There is nevertheless a story line set up in the Ashtavakra Gita, and for me it goes something like this:

  • Chapter 1: It all starts when King Janaka asks the sage Ashtavakra how he can attain Knowledge, detachment, liberation. Ashtavakra tells him.
  • Chapter 2: It works! Upon hearing Ashtavakra’s words Janaka realizes his True Nature. Enraptured, he describes the joy and wonder of his new state.
  • Chapter 3: Ashtavakra is delighted for Janaka but sees inconsistencies. He fires off a series of confrontational verses about attachment to worldly pleasure.
  • Chapter 4: Janaka asserts that the Lord of the Universe can do as he pleases.
  • Chapter 5: Ashtavakra does not disagree, but in a terse four verses points to the next step—dissolution.
  • Chapter 6: Janaka says “I know that already,” matching him in style and number of verses.
  • Chapter 7: Unable to leave it at that, however, Janaka goes on to further describe his enlightened state.
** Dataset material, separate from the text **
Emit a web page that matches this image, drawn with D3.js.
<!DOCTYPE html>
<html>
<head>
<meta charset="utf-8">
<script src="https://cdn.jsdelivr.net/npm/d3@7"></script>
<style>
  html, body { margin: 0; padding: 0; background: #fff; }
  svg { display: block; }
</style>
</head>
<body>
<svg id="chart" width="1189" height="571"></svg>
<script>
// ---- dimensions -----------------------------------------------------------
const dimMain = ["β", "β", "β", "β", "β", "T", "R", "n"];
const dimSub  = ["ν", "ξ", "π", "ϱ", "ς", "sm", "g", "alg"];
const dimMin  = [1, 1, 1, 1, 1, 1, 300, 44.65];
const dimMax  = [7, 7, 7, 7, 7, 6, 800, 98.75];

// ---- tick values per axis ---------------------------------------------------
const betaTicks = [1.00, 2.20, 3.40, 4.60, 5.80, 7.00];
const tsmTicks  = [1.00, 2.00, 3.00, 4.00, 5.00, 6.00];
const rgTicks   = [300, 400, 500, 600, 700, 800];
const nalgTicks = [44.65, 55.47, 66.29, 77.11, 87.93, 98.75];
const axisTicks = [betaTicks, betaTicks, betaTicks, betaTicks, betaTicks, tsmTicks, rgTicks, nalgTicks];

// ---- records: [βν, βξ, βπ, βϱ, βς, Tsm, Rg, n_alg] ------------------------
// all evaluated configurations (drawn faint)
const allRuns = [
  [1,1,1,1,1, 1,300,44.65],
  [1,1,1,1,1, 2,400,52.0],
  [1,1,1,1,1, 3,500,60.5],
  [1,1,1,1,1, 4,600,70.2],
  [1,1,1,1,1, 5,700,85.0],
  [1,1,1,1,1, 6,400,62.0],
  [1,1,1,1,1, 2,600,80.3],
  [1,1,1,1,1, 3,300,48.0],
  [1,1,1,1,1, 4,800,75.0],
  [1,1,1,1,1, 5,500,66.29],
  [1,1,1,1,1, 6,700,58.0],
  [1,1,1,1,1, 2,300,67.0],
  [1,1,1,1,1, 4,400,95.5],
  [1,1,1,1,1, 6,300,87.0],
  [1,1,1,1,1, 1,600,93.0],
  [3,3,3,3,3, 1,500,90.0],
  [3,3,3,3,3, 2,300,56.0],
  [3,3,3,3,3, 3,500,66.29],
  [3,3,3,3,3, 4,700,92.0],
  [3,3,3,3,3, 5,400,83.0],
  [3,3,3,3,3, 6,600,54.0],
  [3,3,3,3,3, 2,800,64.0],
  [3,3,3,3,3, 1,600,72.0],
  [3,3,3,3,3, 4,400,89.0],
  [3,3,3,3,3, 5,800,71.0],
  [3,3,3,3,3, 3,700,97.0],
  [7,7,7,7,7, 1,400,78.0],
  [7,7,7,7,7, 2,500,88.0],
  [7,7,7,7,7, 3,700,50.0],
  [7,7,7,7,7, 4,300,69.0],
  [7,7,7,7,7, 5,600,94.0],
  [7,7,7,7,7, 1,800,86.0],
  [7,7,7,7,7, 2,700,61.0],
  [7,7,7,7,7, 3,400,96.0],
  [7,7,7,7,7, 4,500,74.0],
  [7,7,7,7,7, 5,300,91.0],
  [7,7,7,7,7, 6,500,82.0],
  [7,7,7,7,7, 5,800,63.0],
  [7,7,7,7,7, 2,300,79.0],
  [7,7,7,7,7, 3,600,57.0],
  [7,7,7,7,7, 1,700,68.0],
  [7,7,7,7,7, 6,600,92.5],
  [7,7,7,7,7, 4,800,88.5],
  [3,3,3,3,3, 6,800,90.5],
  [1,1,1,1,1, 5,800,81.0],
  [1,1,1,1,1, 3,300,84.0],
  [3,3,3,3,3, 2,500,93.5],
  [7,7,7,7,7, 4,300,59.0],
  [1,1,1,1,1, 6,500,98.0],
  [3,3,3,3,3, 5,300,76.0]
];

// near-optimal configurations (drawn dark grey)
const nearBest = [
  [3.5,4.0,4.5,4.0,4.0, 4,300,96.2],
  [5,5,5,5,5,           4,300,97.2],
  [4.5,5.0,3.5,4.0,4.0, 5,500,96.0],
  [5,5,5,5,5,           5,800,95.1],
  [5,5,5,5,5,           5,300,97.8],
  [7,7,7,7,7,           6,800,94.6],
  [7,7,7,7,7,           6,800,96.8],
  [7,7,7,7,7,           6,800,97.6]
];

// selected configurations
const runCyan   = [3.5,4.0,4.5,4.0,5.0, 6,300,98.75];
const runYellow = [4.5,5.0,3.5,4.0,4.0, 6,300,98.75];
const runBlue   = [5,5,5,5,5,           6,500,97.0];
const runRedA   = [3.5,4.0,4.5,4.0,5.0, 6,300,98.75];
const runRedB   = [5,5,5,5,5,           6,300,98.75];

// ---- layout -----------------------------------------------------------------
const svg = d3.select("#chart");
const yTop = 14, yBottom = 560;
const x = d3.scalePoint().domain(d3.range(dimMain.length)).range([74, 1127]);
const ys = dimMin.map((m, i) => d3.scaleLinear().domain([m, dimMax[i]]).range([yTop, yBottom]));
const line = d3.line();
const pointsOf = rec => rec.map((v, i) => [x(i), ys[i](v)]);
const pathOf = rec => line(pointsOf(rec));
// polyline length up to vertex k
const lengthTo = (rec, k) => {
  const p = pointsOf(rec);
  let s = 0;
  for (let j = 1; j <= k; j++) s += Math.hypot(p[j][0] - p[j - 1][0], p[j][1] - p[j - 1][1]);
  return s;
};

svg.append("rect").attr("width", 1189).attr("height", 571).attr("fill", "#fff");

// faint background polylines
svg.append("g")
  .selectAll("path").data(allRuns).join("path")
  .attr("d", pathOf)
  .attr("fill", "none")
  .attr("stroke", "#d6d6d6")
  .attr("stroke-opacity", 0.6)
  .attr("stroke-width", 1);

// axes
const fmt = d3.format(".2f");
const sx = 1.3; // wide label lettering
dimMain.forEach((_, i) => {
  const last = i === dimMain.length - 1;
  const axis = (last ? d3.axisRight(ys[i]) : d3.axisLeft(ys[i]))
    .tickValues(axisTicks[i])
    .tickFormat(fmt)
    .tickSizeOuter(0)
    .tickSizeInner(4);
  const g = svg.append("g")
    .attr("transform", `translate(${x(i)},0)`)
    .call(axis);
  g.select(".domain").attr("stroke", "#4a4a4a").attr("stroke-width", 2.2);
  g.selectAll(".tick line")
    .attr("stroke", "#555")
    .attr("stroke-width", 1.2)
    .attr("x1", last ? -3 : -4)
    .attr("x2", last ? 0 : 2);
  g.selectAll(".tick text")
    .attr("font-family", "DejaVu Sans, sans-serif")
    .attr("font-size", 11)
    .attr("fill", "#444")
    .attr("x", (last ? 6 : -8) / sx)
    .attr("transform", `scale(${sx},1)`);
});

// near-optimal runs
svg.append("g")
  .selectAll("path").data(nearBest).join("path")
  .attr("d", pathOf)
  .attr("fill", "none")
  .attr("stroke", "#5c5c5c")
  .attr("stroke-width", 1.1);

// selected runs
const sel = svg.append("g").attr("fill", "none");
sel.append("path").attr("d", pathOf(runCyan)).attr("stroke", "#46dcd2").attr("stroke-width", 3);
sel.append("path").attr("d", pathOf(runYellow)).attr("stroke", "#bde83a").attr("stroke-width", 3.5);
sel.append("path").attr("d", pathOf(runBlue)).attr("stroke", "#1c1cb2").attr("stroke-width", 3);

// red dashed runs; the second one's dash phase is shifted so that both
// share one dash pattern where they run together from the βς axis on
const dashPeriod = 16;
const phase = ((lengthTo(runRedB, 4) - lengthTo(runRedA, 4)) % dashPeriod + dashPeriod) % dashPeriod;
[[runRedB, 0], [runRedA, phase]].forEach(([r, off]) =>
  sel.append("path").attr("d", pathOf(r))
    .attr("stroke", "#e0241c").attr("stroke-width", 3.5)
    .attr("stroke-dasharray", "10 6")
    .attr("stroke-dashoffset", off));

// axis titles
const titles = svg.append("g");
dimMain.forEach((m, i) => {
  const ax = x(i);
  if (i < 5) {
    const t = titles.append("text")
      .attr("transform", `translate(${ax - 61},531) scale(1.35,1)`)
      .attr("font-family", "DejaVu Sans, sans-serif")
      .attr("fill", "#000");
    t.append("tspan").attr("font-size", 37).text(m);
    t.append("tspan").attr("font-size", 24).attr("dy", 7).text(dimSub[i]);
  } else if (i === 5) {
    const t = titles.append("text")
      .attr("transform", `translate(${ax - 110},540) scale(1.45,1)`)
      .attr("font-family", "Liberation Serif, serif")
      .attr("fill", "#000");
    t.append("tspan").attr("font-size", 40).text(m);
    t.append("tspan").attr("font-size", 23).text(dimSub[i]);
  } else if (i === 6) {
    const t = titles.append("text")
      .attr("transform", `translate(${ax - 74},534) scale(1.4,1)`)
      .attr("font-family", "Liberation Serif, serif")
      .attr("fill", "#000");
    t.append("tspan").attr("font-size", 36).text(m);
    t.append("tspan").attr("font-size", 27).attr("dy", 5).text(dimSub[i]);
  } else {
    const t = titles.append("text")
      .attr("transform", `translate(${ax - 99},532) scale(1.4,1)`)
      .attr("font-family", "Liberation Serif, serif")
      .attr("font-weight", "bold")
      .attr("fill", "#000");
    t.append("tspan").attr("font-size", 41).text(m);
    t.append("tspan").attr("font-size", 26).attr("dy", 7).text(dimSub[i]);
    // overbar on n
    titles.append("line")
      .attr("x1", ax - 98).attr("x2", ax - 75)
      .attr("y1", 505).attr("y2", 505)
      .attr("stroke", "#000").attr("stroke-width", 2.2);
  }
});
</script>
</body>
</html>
  • Chapter 8: Still hearing too much “I” in Janaka’s language, Ashtavakra instructs him in the subtleties of attachment and bondage.
  • Chapter 9: Ashtavakra continues to describe the way of true detachment.
  • Chapter 10: Ashtavakra hammers away at the folly of desire—no matter how elevated or subtle.
  • Chapter 11: Ashtavakra further describes the state of desirelessness to which he points.
  • Chapter 12: Janaka replies by describing the state of timeless stillness in which he now finds himself.
  • Chapter 13: Janaka, having been instructed by Ashtavakra in Chapter One to “be happy,” reports that he indeed is.
  • Chapter 14: Janaka then summarizes his exalted state with calm indifference.
  • Chapter 15: Impressed but not through teaching, Ashtavakra relentlessly points to the vast emptiness of Self.
  • Chapter 16: Ashtavakra attacks the futility of effort and knowing.
  • Chapter 17: Ashtavakra describes the nature of one who is truly free.
  • Chapter 18: Finally, Ashtavakra hits him with everything he’s got—100 verses of pure non-duality. If this doesn’t do it, nothing will.
  • Chapter 19: It works! Janaka no longer describes his enlightened state, but can speak only in questions revealing absence.
  • Chapter 20: In a final flurry of questions pointing only at their own meaninglessness, Janaka burns off the last vestiges of personhood and enters dissolution. He ends with: “No more can be said.” Ashtavakra smiles, nods approvingly, and says no more.